Ashihara et al, Biochem. Biophys. Res. Commun., 83 (2), 385 (1978), disclose the modification of E. coli L-asparginase with activated polyethylene glycol (PEG-5000, PEG-1900, and PEG-750) to obtain products having varying levels of enzyme amino group substitution by means of covalent attachment of the polyethylene glycol to the enzyme amino groups. The modification of asparginase to 73 amino groups out of the total 92 amino groups in the molecule with PEG-5000 gave rise to a complete loss of the binding ability towards anti-asparginase serum from rabbits and retained the enzymatic activity (72) and hand versitivity against trypsin.
Koide et al, FEBS Letters, 143 (1), 73 (1982), disclose the preparation of polyethylene glycol-modified streptokinase by covalently attaching the glycol and the enzyme.
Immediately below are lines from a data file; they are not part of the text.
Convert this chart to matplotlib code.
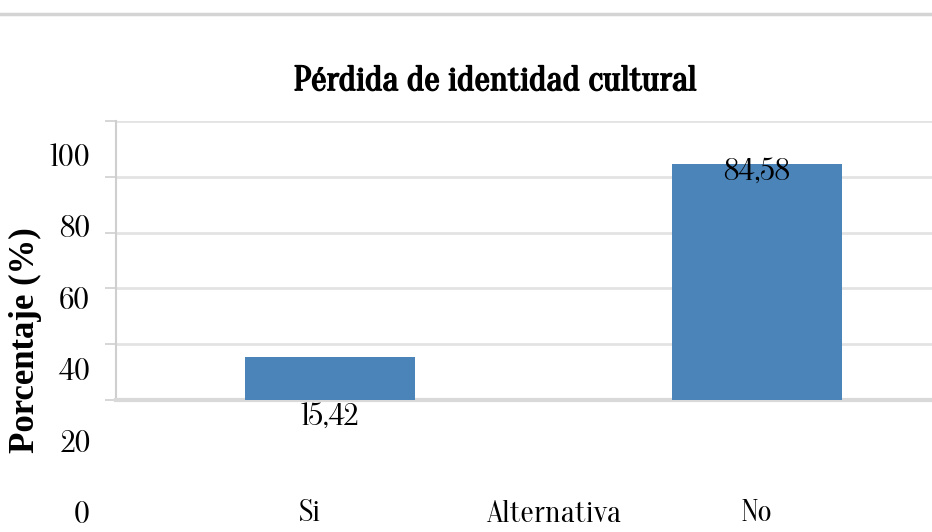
#! -*- coding: utf-8 -*-

#---------------------------------
# モジュールのインポート
#---------------------------------
import matplotlib
matplotlib.use('Agg')
import matplotlib.pyplot as plt
import matplotlib.patheffects as pe
import matplotlib.transforms as mtransforms
from matplotlib import font_manager

#---------------------------------
# データ
#---------------------------------
categorias = ['Si', 'No']
porcentajes = [15.42, 84.58]
y_ticks = [0, 20, 40, 60, 80, 100]
titulo = 'Pérdida de identidad cultural'
eje_x = 'Alternativa'
eje_y = 'Porcentaje (%)'

#---------------------------------
# 定数定義
#---------------------------------
W, H = 932, 532
BAR_COLOR = '#4a84b8'
GRID_COLOR = '#e3e3e3'

#---------------------------------
# 関数
#---------------------------------
def find_family(name, default):
	for f in font_manager.fontManager.ttflist:
		if f.name.strip() == name:
			return f.name
	return default

def fx(px):
	return px / W

def fy(px):
	return 1.0 - px / H

def main():
	cond = find_family('Oranienbaum', 'Liberation Serif')
	plt.rcParams['font.family'] = [cond, 'Liberation Serif', 'DejaVu Serif']

	fig = plt.figure(figsize=(W / 100, H / 100), dpi=100)

	# --- 上部の灰色の線 ---
	fig.add_artist(plt.Line2D([0, 1], [fy(14), fy(14)], transform=fig.transFigure,
			color='#d4d4d4', lw=2.5))

	# --- メインの軸 ---
	ax = fig.add_axes([fx(116), fy(400), 1 - fx(116), fy(121) - fy(400)])
	x = list(range(len(categorias)))
	ax.bar(x, porcentajes, width=0.40, color=BAR_COLOR, zorder=3)
	ax.set_xlim(-0.501, 1.41)
	ax.set_ylim(0, 100)
	ax.set_yticks(y_ticks)
	ax.yaxis.grid(True, color=GRID_COLOR, lw=2.0, zorder=0)
	ax.set_axisbelow(True)
	ax.tick_params(axis='y', length=8, width=1.2, color='#cfcfcf', labelleft=False)
	for s in ['top', 'right']:
		ax.spines[s].set_visible(False)
	ax.spines['left'].set_color('#cfcfcf')
	ax.spines['left'].set_linewidth(1.5)
	ax.spines['bottom'].set_color('#d9d9d9')
	ax.spines['bottom'].set_linewidth(3.0)

	# --- X軸ラベル ---
	ax.set_xticks(x)
	ax.set_xticklabels(categorias, fontsize=22)
	ax.tick_params(axis='x', length=0, pad=71)
	desplaz = [-20, 0]
	for lab, d in zip(ax.get_xticklabels(), desplaz):
		lab.set_transform(lab.get_transform() + mtransforms.ScaledTranslation(d / 100, 0, fig.dpi_scale_trans))
	ax.set_xlabel(eje_x, fontsize=22)
	ax.xaxis.set_label_coords((554 - 116) / 816, (400 - 515) / 279)
	ax.xaxis.label.set_va('center')

	# --- 値ラベル ---
	offsets = [-61, -9]
	for i, v in enumerate(porcentajes):
		ax.annotate(('%.2f' % v).replace('.', ','), xy=(i, v), xytext=(0, offsets[i] * 0.72),
				textcoords='offset points', ha='center', va='center', fontsize=22, zorder=5)

	# --- Y軸目盛りラベル (ずれた位置) ---
	ax2 = fig.add_axes([fx(116), fy(512), 1 - fx(116), fy(155) - fy(512)])
	ax2.set_ylim(0, 100)
	ax2.set_yticks(y_ticks)
	ax2.set_yticklabels([str(t) for t in y_ticks], fontsize=22)
	ax2.tick_params(axis='y', length=0, pad=26 * 0.72)
	ax2.set_xticks([])
	ax2.patch.set_visible(False)
	for s in ax2.spines.values():
		s.set_visible(False)

	# --- タイトル・Y軸タイトル ---
	fig.text(fx(495), fy(82), titulo, ha='center', va='center', fontsize=25,
			path_effects=[pe.withStroke(linewidth=1.2, foreground='black')])
	fig.text(fx(25), fy(340), eje_y, ha='center', va='center', rotation=90,
			fontsize=25, fontweight='bold', family='Liberation Serif')

	fig.savefig('out.png', dpi=100)
	plt.close()

	return

#---------------------------------
# メイン処理
#---------------------------------
if __name__ == '__main__':
	main()
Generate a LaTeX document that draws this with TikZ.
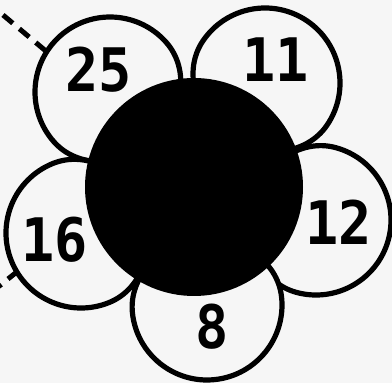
\documentclass[tikz,border=0pt]{standalone}
\usepackage{fontspec}
\newfontfamily\numfont{DejaVu Sans Mono}
\definecolor{bg}{RGB}{246,246,246}
\begin{document}
\begin{tikzpicture}[x=1pt,y=1pt,
  petal/.style={draw=black, line width=5.2pt, fill=bg},
  petalpic/.pic={\draw[petal] (0,-75) arc[start angle=-90,end angle=90,radius=75]
      arc[start angle=90,end angle=270,x radius=65,y radius=75] -- cycle;},
  num/.style={font=\numfont\bfseries\fontsize{60}{60}\selectfont, inner sep=0pt, xscale=0.92},
  dashline/.style={line width=5pt, dash pattern=on 12.8pt off 8.6pt}]
\fill[bg] (0,0) rectangle (392,383);
\useasboundingbox (0,0) rectangle (392,383);
\clip (0,0) rectangle (392,383);
% dashed guide lines
\coordinate (dt1) at (3,368);
\coordinate (dt2) at (47,331);
\coordinate (db1) at (18,112);
\coordinate (db2) at (-12,88);
\draw[dashline] (dt1) -- (dt2);
\draw[dashline] (db1) -- (db2);
% petals
\pic[rotate=131.5] at (110,291) {petalpic};
\pic[rotate=55.7] at (265,300) {petalpic};
\pic[rotate=-15.1] at (316,163) {petalpic};
\pic[rotate=-83.7] at (207,78) {petalpic};
\pic[rotate=202.2] at (81,150) {petalpic};
% centre
\node[circle, fill=black, minimum size=218pt, inner sep=0pt] (core) at (194,196) {};
% numbers
\node[num] (n25) at (99,313) {25};
\node[num] (n11) at (276,323) {11};
\node[num] (n12) at (339,161) {12};
\node[num] (n16) at (55,143) {16};
\node[num] (n8) at (212,56) {8};
\end{tikzpicture}
\end{document}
The resulting modified streptokinase had a complete loss of antigenicity but had retention of its enzymatic activity.
O'Neill et al, Biotechnol. Bioeng., 13, 319 (1971) disclose the covalent attachment of the enzyme, chymotrypsin, to dextran and to DEAE-cellulose using 2-amino-4,6-dichloro-s-triazine as the coupling agent. Determination of the activity of the preparations showed that chymotrypsin attached to the soluble substrate had a considerably higher activity towards both casein and anti-tyrosine ethyl ester than did chymotrypsin attached to DEAE-cellulose. Both of the conjugates had increased relative stability compared with native chymotrypsin as determined by incubating at 40.degree. C. followed by assaying with acetyl-tyrosine ethyl ester (ATEE).